This is exhausting.
It’s exhausting to look back at all our memories and consciously separate the guilt from the semblance of peace. It’s exhausting to travel back in time and sit on your right as you pop in a video game late into the night and hand me a controller in a room so quiet, the old me smiles and thinks she’s ‘cool’ enough to just chill with her older brother tonight but now in those memories, I’m no longer the first person I see. Instead I see a room so quiet that you got off the sofa and plugged in a video game so violent, the noise in your head might have temporarily silenced.

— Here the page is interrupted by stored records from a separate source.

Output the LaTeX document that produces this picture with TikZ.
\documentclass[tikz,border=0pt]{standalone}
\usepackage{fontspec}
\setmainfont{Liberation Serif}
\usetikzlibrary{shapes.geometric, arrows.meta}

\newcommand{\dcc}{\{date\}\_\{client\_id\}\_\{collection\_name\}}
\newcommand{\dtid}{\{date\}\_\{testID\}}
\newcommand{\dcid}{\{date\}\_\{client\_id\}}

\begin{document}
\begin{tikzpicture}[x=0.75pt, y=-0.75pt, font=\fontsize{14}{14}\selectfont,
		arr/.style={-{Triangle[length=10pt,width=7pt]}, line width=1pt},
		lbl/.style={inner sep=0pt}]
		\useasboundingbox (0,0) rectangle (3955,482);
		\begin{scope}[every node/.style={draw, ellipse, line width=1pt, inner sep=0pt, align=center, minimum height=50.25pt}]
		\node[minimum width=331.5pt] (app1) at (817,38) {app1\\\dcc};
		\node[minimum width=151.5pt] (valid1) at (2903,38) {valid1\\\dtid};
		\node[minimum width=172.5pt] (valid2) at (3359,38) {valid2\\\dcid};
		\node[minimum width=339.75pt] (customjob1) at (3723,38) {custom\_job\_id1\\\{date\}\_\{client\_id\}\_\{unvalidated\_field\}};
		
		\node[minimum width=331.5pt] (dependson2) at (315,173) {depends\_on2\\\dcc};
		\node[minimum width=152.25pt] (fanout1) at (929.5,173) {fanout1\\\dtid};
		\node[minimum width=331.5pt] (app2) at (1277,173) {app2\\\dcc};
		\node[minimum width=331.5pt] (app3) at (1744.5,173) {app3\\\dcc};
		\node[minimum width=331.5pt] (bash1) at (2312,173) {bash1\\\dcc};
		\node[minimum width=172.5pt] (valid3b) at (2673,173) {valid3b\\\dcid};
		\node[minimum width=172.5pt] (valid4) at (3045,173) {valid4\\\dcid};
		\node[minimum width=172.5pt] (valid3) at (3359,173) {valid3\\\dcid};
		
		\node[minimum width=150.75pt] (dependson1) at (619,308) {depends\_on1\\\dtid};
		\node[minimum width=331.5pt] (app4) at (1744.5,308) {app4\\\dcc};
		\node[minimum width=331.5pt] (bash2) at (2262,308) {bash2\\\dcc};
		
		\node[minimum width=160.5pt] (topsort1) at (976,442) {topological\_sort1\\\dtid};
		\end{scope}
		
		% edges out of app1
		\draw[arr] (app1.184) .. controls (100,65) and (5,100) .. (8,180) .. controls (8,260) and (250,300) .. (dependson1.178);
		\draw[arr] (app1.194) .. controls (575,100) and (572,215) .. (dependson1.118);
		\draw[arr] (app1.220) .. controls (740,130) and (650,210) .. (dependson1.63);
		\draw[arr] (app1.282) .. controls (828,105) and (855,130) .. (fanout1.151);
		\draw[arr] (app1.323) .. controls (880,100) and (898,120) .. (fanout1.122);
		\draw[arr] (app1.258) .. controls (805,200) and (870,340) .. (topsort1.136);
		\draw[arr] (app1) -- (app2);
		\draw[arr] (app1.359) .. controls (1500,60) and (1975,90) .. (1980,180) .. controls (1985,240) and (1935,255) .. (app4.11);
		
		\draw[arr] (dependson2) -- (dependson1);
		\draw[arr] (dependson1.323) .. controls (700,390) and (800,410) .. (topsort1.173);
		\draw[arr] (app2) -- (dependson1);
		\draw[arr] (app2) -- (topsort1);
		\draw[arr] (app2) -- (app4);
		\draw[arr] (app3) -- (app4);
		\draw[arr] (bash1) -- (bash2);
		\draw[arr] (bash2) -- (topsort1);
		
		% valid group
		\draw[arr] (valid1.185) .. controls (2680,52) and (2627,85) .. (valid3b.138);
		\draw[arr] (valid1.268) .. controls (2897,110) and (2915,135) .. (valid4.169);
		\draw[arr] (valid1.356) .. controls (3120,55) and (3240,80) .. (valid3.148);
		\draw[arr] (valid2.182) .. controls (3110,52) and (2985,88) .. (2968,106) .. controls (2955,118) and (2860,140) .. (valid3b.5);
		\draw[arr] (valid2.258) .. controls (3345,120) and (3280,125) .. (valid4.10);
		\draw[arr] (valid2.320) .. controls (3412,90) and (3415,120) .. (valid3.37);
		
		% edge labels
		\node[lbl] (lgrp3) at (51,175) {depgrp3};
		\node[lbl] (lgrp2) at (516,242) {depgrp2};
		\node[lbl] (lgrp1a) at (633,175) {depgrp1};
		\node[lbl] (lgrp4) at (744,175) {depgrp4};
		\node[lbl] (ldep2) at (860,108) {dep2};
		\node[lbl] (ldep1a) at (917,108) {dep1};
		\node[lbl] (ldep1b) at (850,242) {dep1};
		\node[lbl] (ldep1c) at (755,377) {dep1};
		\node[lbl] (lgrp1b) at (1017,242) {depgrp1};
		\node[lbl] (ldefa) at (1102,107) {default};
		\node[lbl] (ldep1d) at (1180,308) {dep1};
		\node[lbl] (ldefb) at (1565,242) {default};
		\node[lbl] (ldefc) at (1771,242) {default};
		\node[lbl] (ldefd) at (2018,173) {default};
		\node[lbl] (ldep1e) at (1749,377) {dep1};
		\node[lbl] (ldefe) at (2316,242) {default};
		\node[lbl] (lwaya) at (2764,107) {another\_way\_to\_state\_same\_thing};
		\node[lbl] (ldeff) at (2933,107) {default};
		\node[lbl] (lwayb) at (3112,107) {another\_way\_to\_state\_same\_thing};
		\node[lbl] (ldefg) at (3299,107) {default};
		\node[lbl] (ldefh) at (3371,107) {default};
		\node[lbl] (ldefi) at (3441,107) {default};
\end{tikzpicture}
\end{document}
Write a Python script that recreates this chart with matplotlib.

It’s exhausting to meet the people I used to know, today. It’s exhausting to justify their interest in me so suddenly, now that my existence evokes so much pity. Pity in the eyes of stubborn adults who believe your death ruined me. Pity in the eyes of family that once saw so much potential but now all they see is all the fight trickle out of me slowly. Pity in the eyes of those around me who know I’m only in my twenties and yet obsessed with death and all its mysteries.
It’s exhausting to meet new people today. The people who meet me for the first time, already breaking. The people who meet me with parts already missing. The people who see vacant eyes and a disinterested smile and immediately decide that’s all there is to me because even superficially I have so many holes that they can’t imagine anything lying below the surface anymore. The people who recognize my inability to integrate naturally. The people who see all the baggage propped up on my shoulders unabashedly and take a few steps back ever so subtly.
It’s exhausting to look forward to the future. A future where eventually you will be reduced to a gilded framed portrait placed carefully in the main sitting room for so many years, you become a mere accessory to my life. A future where one day I may have the family I dream of, and I may even be riding this wave of pride, until one day my child will look up at me with earnest eyes and point to the frame and ask who you are and why you’re there and not by our side and I will weep because even years down the line, whenever it comes to you, I still somehow fail.
It’s exhausting to mourn you and it’s exhausting not to. It’s exhausting looking back at memories that are now tainted and looking forward to a future I never anticipated. It’s exhausting to always have to consciously compartmentalize my pain when my arm is branded with your name. As if I am a nameless soldier part of a war I never signed for and so when I’m on the battlefield I am mourning you and staking my claim, but even when I’m sitting in the trenches surrounded by puffs of smoke, the war is still aflame. Like a solider in the trenches, I’m waiting for some kind of miracle for the war to finally end, but we all know that even after the enemies are slain, the soldier returning home is never the same.